** BEGIN SOURCE EXCERPT **

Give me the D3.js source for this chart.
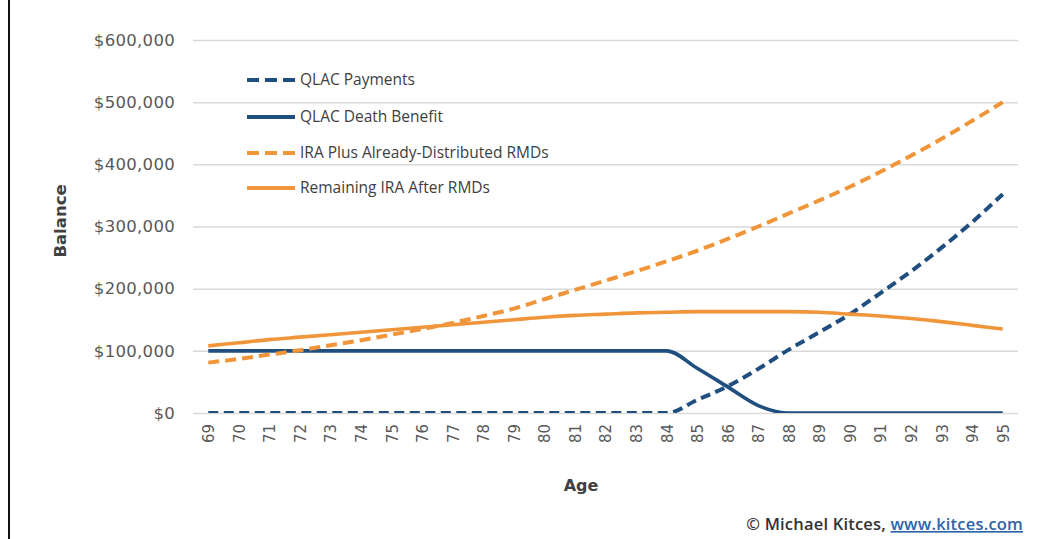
<!DOCTYPE html>
<html>
<head>
<meta charset="utf-8">
<script src="https://cdn.jsdelivr.net/npm/d3@7"></script>
<style>
  html, body { margin: 0; padding: 0; background: #ffffff; }
  svg { display: block; }
</style>
</head>
<body>
<svg id="chart" width="1047" height="539"></svg>
<script>
// Ages on the horizontal axis
const ages = [69,70,71,72,73,74,75,76,77,78,79,80,81,82,83,84,85,86,87,88,89,90,91,92,93,94,95];

// Balances in dollars, one value per age
const qlacPayments = [0,0,0,0,0,0,0,0,0,0,0,0,0,0,0,0,
  21000,43000,71000,102000,130000,159000,193000,228000,266000,307000,352000];
const qlacDeathBenefit = [100000,100000,100000,100000,100000,100000,100000,100000,100000,100000,
  100000,100000,100000,100000,100000,100000,72000,42000,12000,0,0,0,0,0,0,0,0];
const iraPlusDistributed = [81000,87000,94000,101000,109000,117000,126000,135000,145000,156000,
  168000,183000,198000,213000,228000,244000,261000,280000,300000,321000,342000,364000,388000,
  414000,441000,470000,500000];
const remainingIra = [108000,113000,118000,122000,126000,130000,134000,138000,142000,146000,
  150000,154000,157000,159000,161000,162000,163000,163000,163000,163000,162000,159000,156000,
  152000,147000,141000,135000];

// Axis ticks
const yTicks = [0,100000,200000,300000,400000,500000,600000];
const xTickLabels = ages.map(String);

// Series names for the legend, in drawing order
const seriesNames = ["QLAC Payments","QLAC Death Benefit","IRA Plus Already-Distributed RMDs","Remaining IRA After RMDs"];

const BLUE = "#1f4e7f";
const ORANGE = "#f0953a";

const series = [
  { name: seriesNames[0], values: qlacPayments,       color: BLUE,   dash: "10,5.5" },
  { name: seriesNames[1], values: qlacDeathBenefit,   color: BLUE,   dash: null },
  { name: seriesNames[2], values: iraPlusDistributed, color: ORANGE, dash: "11,6" },
  { name: seriesNames[3], values: remainingIra,       color: ORANGE, dash: null }
];

const svg = d3.select("#chart");
const plot = { left: 193, right: 1018, top: 40, bottom: 413 };

const x = d3.scalePoint().domain(ages).range([plot.left, plot.right]).padding(0.5);
const y = d3.scaleLinear().domain([0, 600000]).range([plot.bottom, plot.top]);

// frame edge on the left
svg.append("line")
  .attr("x1", 9).attr("x2", 9).attr("y1", 0).attr("y2", 539)
  .attr("stroke", "#111").attr("stroke-width", 2);

// horizontal gridlines
const grid = svg.append("g")
  .attr("transform", `translate(${plot.left},0)`)
  .call(d3.axisLeft(y).tickValues(yTicks).tickSize(-(plot.right - plot.left)).tickFormat(""));
grid.select(".domain").remove();
grid.selectAll(".tick line").attr("stroke", "#d9d9d9").attr("stroke-width", 1.5);

// y axis labels
const yAxis = svg.append("g")
  .attr("transform", `translate(${plot.left - 18},0)`)
  .call(d3.axisLeft(y).tickValues(yTicks).tickSize(0).tickPadding(0).tickFormat(d3.format("$,")));
yAxis.select(".domain").remove();
yAxis.selectAll("text")
  .attr("fill", "#595959")
  .style("font-family", "'DejaVu Sans', sans-serif")
  .style("font-size", "16.5px")
  .style("letter-spacing", "0.3px");

// x axis labels, rotated
const xAxis = svg.append("g")
  .attr("transform", `translate(0,${plot.bottom})`)
  .call(d3.axisBottom(x).tickSize(0).tickFormat((d, i) => xTickLabels[i]));
xAxis.select(".domain").remove();
xAxis.selectAll("text")
  .attr("fill", "#595959")
  .style("font-family", "'DejaVu Sans', sans-serif")
  .style("font-size", "15px")
  .attr("text-anchor", "end")
  .attr("transform", "rotate(-90)")
  .attr("x", -11)
  .attr("y", 0)
  .attr("dy", "0.36em");

// axis titles
svg.append("text")
  .attr("x", 581).attr("y", 491)
  .attr("text-anchor", "middle")
  .attr("fill", "#404040")
  .style("font-family", "'DejaVu Sans', sans-serif")
  .style("font-weight", "bold")
  .style("font-size", "16px")
  .text("Age");

svg.append("text")
  .attr("transform", "translate(66,221) rotate(-90)")
  .attr("text-anchor", "middle")
  .attr("fill", "#404040")
  .style("font-family", "'DejaVu Sans', sans-serif")
  .style("font-weight", "bold")
  .style("font-size", "16.5px")
  .text("Balance");

// series lines, clipped to the plot area
svg.append("defs").append("clipPath").attr("id", "plotClip")
  .append("rect")
  .attr("x", plot.left).attr("y", 0)
  .attr("width", plot.right - plot.left).attr("height", plot.bottom);

const line = d3.line()
  .x((d, i) => x(ages[i]))
  .y(d => y(d))
  .curve(d3.curveMonotoneX);

const lines = svg.append("g").attr("clip-path", "url(#plotClip)");
series.forEach(s => {
  lines.append("path")
    .datum(s.values)
    .attr("d", line)
    .attr("fill", "none")
    .attr("stroke", s.color)
    .attr("stroke-width", s.dash ? 4 : 3.6)
    .attr("stroke-dasharray", s.dash)
    .attr("stroke-linejoin", "round");
});

// legend
const legend = svg.append("g");
const legendRows = [80, 117, 153, 188];
series.forEach((s, i) => {
  const g = legend.append("g").attr("transform", `translate(247,${legendRows[i]})`);
  g.append("line")
    .attr("x1", 0).attr("x2", 48).attr("y1", 0).attr("y2", 0)
    .attr("stroke", s.color)
    .attr("stroke-width", 4)
    .attr("stroke-dasharray", s.dash ? "12,6" : null);
  g.append("text")
    .attr("x", 53).attr("y", 0).attr("dy", "0.35em")
    .attr("fill", "#404040")
    .style("font-family", "'Open Sans', sans-serif")
    .style("font-size", "15.5px")
    .text(s.name);
});

// credit line
const credit = svg.append("text")
  .attr("x", 1023).attr("y", 530)
  .attr("text-anchor", "end")
  .style("font-family", "'Open Sans', sans-serif")
  .style("font-size", "16.5px")
  .style("font-weight", "600")
  .style("letter-spacing", "0.2px")
  .attr("fill", "#333333");
credit.append("tspan").text("© Michael Kitces, ");
credit.append("tspan").attr("fill", "#2f64a8").style("text-decoration", "underline").text("www.kitces.com");
</script>
</body>
</html>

** END SOURCE EXCERPT **

● TO DO:
Go through the listing above and write it out again exactly, dropping the pictures.

● EXERCISE ANSWER:
Give me the D3.js source for this chart.
<!DOCTYPE html>
<html>
<head>
<meta charset="utf-8">
<script src="https://cdn.jsdelivr.net/npm/d3@7"></script>
<style>
  html, body { margin: 0; padding: 0; background: #ffffff; }
  svg { display: block; }
</style>
</head>
<body>
<svg id="chart" width="1047" height="539"></svg>
<script>
// Ages on the horizontal axis
const ages = [69,70,71,72,73,74,75,76,77,78,79,80,81,82,83,84,85,86,87,88,89,90,91,92,93,94,95];

// Balances in dollars, one value per age
const qlacPayments = [0,0,0,0,0,0,0,0,0,0,0,0,0,0,0,0,
  21000,43000,71000,102000,130000,159000,193000,228000,266000,307000,352000];
const qlacDeathBenefit = [100000,100000,100000,100000,100000,100000,100000,100000,100000,100000,
  100000,100000,100000,100000,100000,100000,72000,42000,12000,0,0,0,0,0,0,0,0];
const iraPlusDistributed = [81000,87000,94000,101000,109000,117000,126000,135000,145000,156000,
  168000,183000,198000,213000,228000,244000,261000,280000,300000,321000,342000,364000,388000,
  414000,441000,470000,500000];
const remainingIra = [108000,113000,118000,122000,126000,130000,134000,138000,142000,146000,
  150000,154000,157000,159000,161000,162000,163000,163000,163000,163000,162000,159000,156000,
  152000,147000,141000,135000];

// Axis ticks
const yTicks = [0,100000,200000,300000,400000,500000,600000];
const xTickLabels = ages.map(String);

// Series names for the legend, in drawing order
const seriesNames = ["QLAC Payments","QLAC Death Benefit","IRA Plus Already-Distributed RMDs","Remaining IRA After RMDs"];

const BLUE = "#1f4e7f";
const ORANGE = "#f0953a";

const series = [
  { name: seriesNames[0], values: qlacPayments,       color: BLUE,   dash: "10,5.5" },
  { name: seriesNames[1], values: qlacDeathBenefit,   color: BLUE,   dash: null },
  { name: seriesNames[2], values: iraPlusDistributed, color: ORANGE, dash: "11,6" },
  { name: seriesNames[3], values: remainingIra,       color: ORANGE, dash: null }
];

const svg = d3.select("#chart");
const plot = { left: 193, right: 1018, top: 40, bottom: 413 };

const x = d3.scalePoint().domain(ages).range([plot.left, plot.right]).padding(0.5);
const y = d3.scaleLinear().domain([0, 600000]).range([plot.bottom, plot.top]);

// frame edge on the left
svg.append("line")
  .attr("x1", 9).attr("x2", 9).attr("y1", 0).attr("y2", 539)
  .attr("stroke", "#111").attr("stroke-width", 2);

// horizontal gridlines
const grid = svg.append("g")
  .attr("transform", `translate(${plot.left},0)`)
  .call(d3.axisLeft(y).tickValues(yTicks).tickSize(-(plot.right - plot.left)).tickFormat(""));
grid.select(".domain").remove();
grid.selectAll(".tick line").attr("stroke", "#d9d9d9").attr("stroke-width", 1.5);

// y axis labels
const yAxis = svg.append("g")
  .attr("transform", `translate(${plot.left - 18},0)`)
  .call(d3.axisLeft(y).tickValues(yTicks).tickSize(0).tickPadding(0).tickFormat(d3.format("$,")));
yAxis.select(".domain").remove();
yAxis.selectAll("text")
  .attr("fill", "#595959")
  .style("font-family", "'DejaVu Sans', sans-serif")
  .style("font-size", "16.5px")
  .style("letter-spacing", "0.3px");

// x axis labels, rotated
const xAxis = svg.append("g")
  .attr("transform", `translate(0,${plot.bottom})`)
  .call(d3.axisBottom(x).tickSize(0).tickFormat((d, i) => xTickLabels[i]));
xAxis.select(".domain").remove();
xAxis.selectAll("text")
  .attr("fill", "#595959")
  .style("font-family", "'DejaVu Sans', sans-serif")
  .style("font-size", "15px")
  .attr("text-anchor", "end")
  .attr("transform", "rotate(-90)")
  .attr("x", -11)
  .attr("y", 0)
  .attr("dy", "0.36em");

// axis titles
svg.append("text")
  .attr("x", 581).attr("y", 491)
  .attr("text-anchor", "middle")
  .attr("fill", "#404040")
  .style("font-family", "'DejaVu Sans', sans-serif")
  .style("font-weight", "bold")
  .style("font-size", "16px")
  .text("Age");

svg.append("text")
  .attr("transform", "translate(66,221) rotate(-90)")
  .attr("text-anchor", "middle")
  .attr("fill", "#404040")
  .style("font-family", "'DejaVu Sans', sans-serif")
  .style("font-weight", "bold")
  .style("font-size", "16.5px")
  .text("Balance");

// series lines, clipped to the plot area
svg.append("defs").append("clipPath").attr("id", "plotClip")
  .append("rect")
  .attr("x", plot.left).attr("y", 0)
  .attr("width", plot.right - plot.left).attr("height", plot.bottom);

const line = d3.line()
  .x((d, i) => x(ages[i]))
  .y(d => y(d))
  .curve(d3.curveMonotoneX);

const lines = svg.append("g").attr("clip-path", "url(#plotClip)");
series.forEach(s => {
  lines.append("path")
    .datum(s.values)
    .attr("d", line)
    .attr("fill", "none")
    .attr("stroke", s.color)
    .attr("stroke-width", s.dash ? 4 : 3.6)
    .attr("stroke-dasharray", s.dash)
    .attr("stroke-linejoin", "round");
});

// legend
const legend = svg.append("g");
const legendRows = [80, 117, 153, 188];
series.forEach((s, i) => {
  const g = legend.append("g").attr("transform", `translate(247,${legendRows[i]})`);
  g.append("line")
    .attr("x1", 0).attr("x2", 48).attr("y1", 0).attr("y2", 0)
    .attr("stroke", s.color)
    .attr("stroke-width", 4)
    .attr("stroke-dasharray", s.dash ? "12,6" : null);
  g.append("text")
    .attr("x", 53).attr("y", 0).attr("dy", "0.35em")
    .attr("fill", "#404040")
    .style("font-family", "'Open Sans', sans-serif")
    .style("font-size", "15.5px")
    .text(s.name);
});

// credit line
const credit = svg.append("text")
  .attr("x", 1023).attr("y", 530)
  .attr("text-anchor", "end")
  .style("font-family", "'Open Sans', sans-serif")
  .style("font-size", "16.5px")
  .style("font-weight", "600")
  .style("letter-spacing", "0.2px")
  .attr("fill", "#333333");
credit.append("tspan").text("© Michael Kitces, ");
credit.append("tspan").attr("fill", "#2f64a8").style("text-decoration", "underline").text("www.kitces.com");
</script>
</body>
</html>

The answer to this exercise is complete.